Not every tool calculates significance the same way so it’s important to understand exactly what your tool is telling you. Get familiar with Optimizely’s Stats Engine; this will give you great insight into the differences between confidence levels, statistical significance, chance to beat control and so on.
The most important thing to try to avoid is declaring a false positive (implementing a winner that is really a loser). Here are a few tips you can apply to help you avoid this set back.
- Run your tests in full week periods. Often times, each day of the week has dramatically different conversions patterns. Sometimes you will run a test on weekdays and see a significant winner, but when you come into the office after a weekend, everything has changed. Running your tests in full week cycles can help you make sure you are getting the complete picture.
- Don’t just look at the numbers, look at the trends as well. Although metrics are great for calculating conversion rates, they are not the best at helping you make predictions. When a test is truly finished, all the variations will be pretty much flat-lined. If that conversion line is still jumping up and down, then it’s a good idea to take the confidence level with a grain of salt. Fortunately, the new results technology coming from the market’s leading tools is taking this into account.

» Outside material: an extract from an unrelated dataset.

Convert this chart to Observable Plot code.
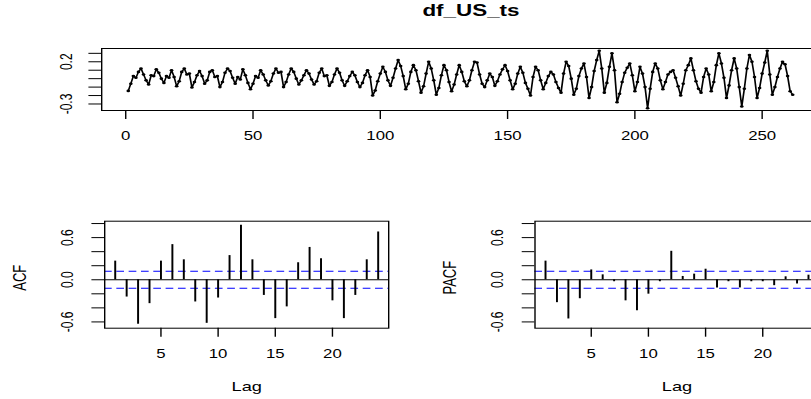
<!DOCTYPE html>
<html>
<head>
<meta charset="utf-8">
<script src="https://cdn.jsdelivr.net/npm/d3@7"></script>
<script src="https://cdn.jsdelivr.net/npm/@observablehq/plot@0.6"></script>
<style>
  html, body { margin: 0; padding: 0; background: #fff; overflow: hidden; width: 811px; height: 399px; }
  #stage { position: absolute; left: 0; top: 0; height: 399px; transform-origin: 0 0; font-family: "Liberation Sans", Arial, sans-serif; }
  #stage svg { position: absolute; overflow: visible; max-width: none !important; }
  #title { position: absolute; top: 2px; width: 200px; text-align: center; font: bold 16px "Liberation Sans", Arial, sans-serif; color: #000; }
</style>
</head>
<body>
<div id="stage"><div id="title"></div></div>
<script>
// ---------- data ----------
const seriesTitle = "df_US_ts";
const seriesValues = [
  -0.145, -0.06, 0.03, 0.01, 0.08, 0.12, 0.05, -0.02, -0.07, 0.04,
  0.03, 0.11, 0.07, 0.00, -0.05, 0.03, 0.01, 0.10, 0.02, -0.09,
  -0.03, 0.08, 0.12, 0.05, 0.06, -0.105, -0.04, 0.04, 0.09, 0.03,
  -0.06, -0.02, 0.08, 0.10, 0.02, 0.03, -0.10, -0.04, 0.07, 0.12,
  0.09, 0.01, -0.06, 0.02, -0.01, 0.11, 0.04, -0.05, -0.125, -0.06,
  0.03, 0.01, 0.10, 0.05, -0.02, -0.08, -0.03, 0.06, 0.12, 0.07,
  0.08, -0.10, -0.04, 0.05, 0.12, 0.08, 0.00, -0.07, -0.02, 0.04,
  0.10, 0.06, -0.01, -0.07, -0.03, 0.07, 0.12, 0.03, 0.04, -0.085,
  -0.04, 0.05, 0.12, 0.07, -0.02, -0.085, -0.03, 0.03, 0.08, 0.04,
  -0.04, -0.10, -0.05, 0.04, 0.10, 0.02, -0.20, -0.14, -0.03, 0.06,
  0.14, 0.08, -0.02, -0.085, 0.01, 0.12, 0.22, 0.15, 0.03, -0.125,
  -0.06, 0.08, 0.16, 0.10, -0.03, -0.166, -0.09, 0.06, 0.20, 0.12,
  -0.02, -0.19, -0.11, 0.04, 0.16, 0.10, -0.04, -0.15, -0.07, 0.05,
  0.16, 0.08, -0.03, -0.09, -0.02, 0.10, 0.20, 0.19, 0.05, -0.06,
  -0.10, -0.02, 0.06, 0.02, -0.085, -0.03, 0.05, 0.11, 0.16, 0.09,
  -0.02, -0.125, -0.06, 0.06, 0.14, 0.07, -0.05, -0.12, -0.20, 0.02,
  0.14, 0.10, -0.02, -0.125, -0.05, 0.03, 0.08, 0.05, -0.04, -0.11,
  -0.166, 0.06, 0.20, 0.15, 0.00, -0.19, -0.12, 0.03, 0.12, 0.18,
  0.02, -0.23, -0.10, 0.09, 0.22, 0.33, 0.12, -0.166, -0.05, 0.14,
  0.30, 0.10, -0.28, -0.18, -0.04, 0.07, 0.13, 0.18, 0.04, -0.15,
  -0.04, 0.14, 0.06, -0.10, -0.35, -0.12, 0.08, 0.18, 0.12, -0.02,
  -0.125, -0.04, 0.05, 0.08, 0.10, 0.01, -0.09, -0.20, -0.06, 0.10,
  0.16, 0.24, 0.10, -0.03, -0.12, -0.166, 0.02, 0.12, 0.05, -0.15,
  -0.04, 0.16, 0.30, 0.18, 0.01, -0.23, -0.08, 0.10, 0.24, 0.12,
  -0.10, -0.33, -0.12, 0.12, 0.28, 0.20, 0.02, -0.23, -0.11, 0.06,
  0.19, 0.33, 0.05, -0.19, -0.10, 0.02, 0.12, 0.20, 0.17, 0.03,
  -0.15, -0.19
];
const lags = [1,2,3,4,5,6,7,8,9,10,11,12,13,14,15,16,17,18,19,20,21,22,23,24];
const acfValues = [0.265, -0.246, -0.633, -0.34, 0.265, 0.50, 0.284, -0.316, -0.62, -0.26, 0.344, 0.777,
                   0.284, -0.223, -0.553, -0.386, 0.242, 0.46, 0.30, -0.30, -0.553, -0.223, 0.284, 0.68];
const pacfValues = [0.265, -0.326, -0.558, -0.27, 0.14, 0.07, -0.028, -0.30, -0.44, -0.205, -0.028, 0.405,
                    0.047, 0.08, 0.15, -0.116, -0.028, -0.116, -0.028, -0.028, -0.084, 0.042, -0.06, 0.065];
const topXTicks = [0, 50, 100, 150, 200, 250];
const topYTicks = [-0.3, -0.2, -0.1, 0, 0.1, 0.2, 0.3];
const topYLabels = [0.2, -0.3];
const lagTicks = [5, 10, 15, 20];
const corrYTicks = [-0.6, -0.4, -0.2, 0, 0.2, 0.4, 0.6, 0.8];
const corrYLabels = [-0.6, 0, 0.6];
const xLabel = "Lag";

// ---------- layout (reference is stretched horizontally) ----------
const S = 1.4;
const fx = v => v / S;
const stage = document.getElementById("stage");
stage.style.width = fx(811) + "px";
stage.style.transform = `scaleX(${S})`;
const title = document.getElementById("title");
title.textContent = seriesTitle;
title.style.left = (fx(471) - 100) + "px";

const fmt = d => d.toFixed(1);
const baseStyle = { background: "transparent", overflow: "visible", color: "#000",
  fontFamily: "'Liberation Sans', Arial, sans-serif", fontSize: "12px", maxWidth: "none" };

function place(svg, left, top, w, h) {
  svg.style.left = left + "px";
  svg.style.top = top + "px";
  svg.style.maxWidth = "none";
  svg.style.width = w + "px";
  svg.style.height = h + "px";
  stage.appendChild(svg);
}

// ---------- top: time series ----------
const ts = seriesValues.map((v, i) => ({ t: i + 1, v }));
const [ymin, ymax] = d3.extent(seriesValues);
const ypad = (ymax - ymin) * 0.04;
const xpad = (ts.length - 1) * 0.04;
const topW = 830;
const topChart = Plot.plot({
  width: fx(topW), height: 150,
  marginLeft: fx(101), marginRight: fx(topW - 818.6), marginTop: 48, marginBottom: 40,
  x: { domain: [1 - xpad, ts.length + xpad] },
  y: { domain: [ymin - ypad, ymax + ypad] },
  style: baseStyle,
  marks: [
    Plot.axisX({ ticks: topXTicks, tickSize: 9, tickPadding: 12, tickFormat: d => String(d), label: null }),
    Plot.axisY({ ticks: topYTicks, tickSize: 9, tickFormat: () => "", label: null }),
    Plot.text(topYLabels, { y: d => d, text: fmt, frameAnchor: "left", textAnchor: "middle", lineAnchor: "middle", dx: fx(-35), rotate: -90, fontSize: 12 }),
    Plot.line(ts, { x: "t", y: "v", stroke: "#000", strokeWidth: 1.2 }),
    Plot.dot(ts, { x: "t", y: "v", r: 1.3, fill: "#000", stroke: "none" }),
    Plot.frame({ stroke: "#000", strokeWidth: 1 })
  ]
});
place(topChart, 0, 0, fx(topW), 150);

// ---------- bottom: ACF / PACF ----------
const n = seriesValues.length;
const clim = 1.96 / Math.sqrt(n);
const allCorr = acfValues.concat(pacfValues, [clim, -clim]);
const [cmin, cmax] = d3.extent(allCorr);
const cpad = (cmax - cmin) * 0.04;
const corrDomain = [cmin - cpad, cmax + cpad];
const lpad = (lags.length - 1) * 0.04;

function corrChart(values, ylab, left, width, boxLeft, boxRight) {
  const d = lags.map((l, i) => ({ lag: l, v: values[i] }));
  const svg = Plot.plot({
    width: fx(width), height: 199,
    marginLeft: fx(boxLeft - left), marginRight: fx(left + width - boxRight),
    marginTop: 20.7, marginBottom: 71.3,
    x: { domain: [lags[0] - lpad, lags[lags.length - 1] + lpad] },
    y: { domain: corrDomain },
    style: baseStyle,
    marks: [
      Plot.ruleY([0], { stroke: "#000", strokeWidth: 1.1 }),
      Plot.ruleY([clim, -clim], { stroke: "#0000ff", strokeWidth: 1.1, strokeDasharray: "5.5,3.3" }),
      Plot.ruleX(d, { x: "lag", y1: 0, y2: "v", stroke: "#000", strokeWidth: 1.4 }),
      Plot.axisX({ ticks: lagTicks, tickSize: 9, tickPadding: 12, tickFormat: d => String(d), label: null }),
      Plot.axisY({ ticks: corrYTicks, tickSize: 9, tickFormat: () => "", label: null }),
      Plot.text(corrYLabels, { y: d => d, text: fmt, frameAnchor: "left", textAnchor: "middle", lineAnchor: "middle", dx: fx(-37), rotate: -90, fontSize: 12 }),
      Plot.text([ylab], { frameAnchor: "left", textAnchor: "middle", lineAnchor: "middle", dx: fx(-85), dy: 3, rotate: -90, fontSize: 13 }),
      Plot.text([xLabel], { frameAnchor: "bottom", textAnchor: "middle", lineAnchor: "middle", dy: 59, fontSize: 13 }),
      Plot.frame({ stroke: "#000", strokeWidth: 1 })
    ]
  });
  place(svg, fx(left), 200, fx(width), 199);
}
corrChart(acfValues, "ACF", 0, 420, 104, 388);
corrChart(pacfValues, "PACF", 420, 420, 534.3, 818.3);
</script>
</body>
</html>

Never again will you have to wonder if your “statistically significant” results are really statistically significant.
- Make sure you have at least 100 conversions per variation before taking the confidence level seriously. A lot of testers get caught calling tests that are 20 conversions to 10 because there is 100% improvement (with confidence!). That being said, if your business is okay taking on some more risk, there is nothing wrong with acting on trends.
If you have the traffic and internal patience to run tests out to significance, does that mean it is always the right call? Nope!
Although significance is of paramount importance for testing, it’s not always the right decision to wait for it. It may sound counter-intuitive, but there are many times when calling the test without significance is actually the smarter move.
This is what separates the pros from the amateurs. As you gain testing experience, you begin to identify what “Winning,” “Negative Learning,” and “No-Effect” tests look like in a shorter period of time. This allows pros to be able make calls quickly and get to the big wins faster.
The most important thing to remember is that, if you call a test before it reaches significance, make sure to put an asterisk by those insights. Sometimes you will pause a variation that is losing by 20 conversions because you want to send more traffic to a more positive trending variation, not because you truly believe the idea is a loser. This distinction is a critical one, and once you gain experience you can make these calls with more accuracy for the business.
Bonus Tip: What to Do If You Don’t Have a Lot of Traffic
If you don’t have a lot of traffic, accept that you will not be able to get all the isolations you are looking for (and that’s okay). Try testing concepts to see where there is the most sensitivity and follow-up in that area.
For example, if you want to test improving your form UI, do an entire variation where you test all the UI on the page (leaving the copy and design). If you want to test the design, change the design elements only (leaving the copy and UI). If you want to test the copy and VP points change them all but leave the two sections above. If you learn there is no reaction to your UI changes, then you know that is probably not the most common barrier to conversion on your site and you can focus you efforts elsewhere.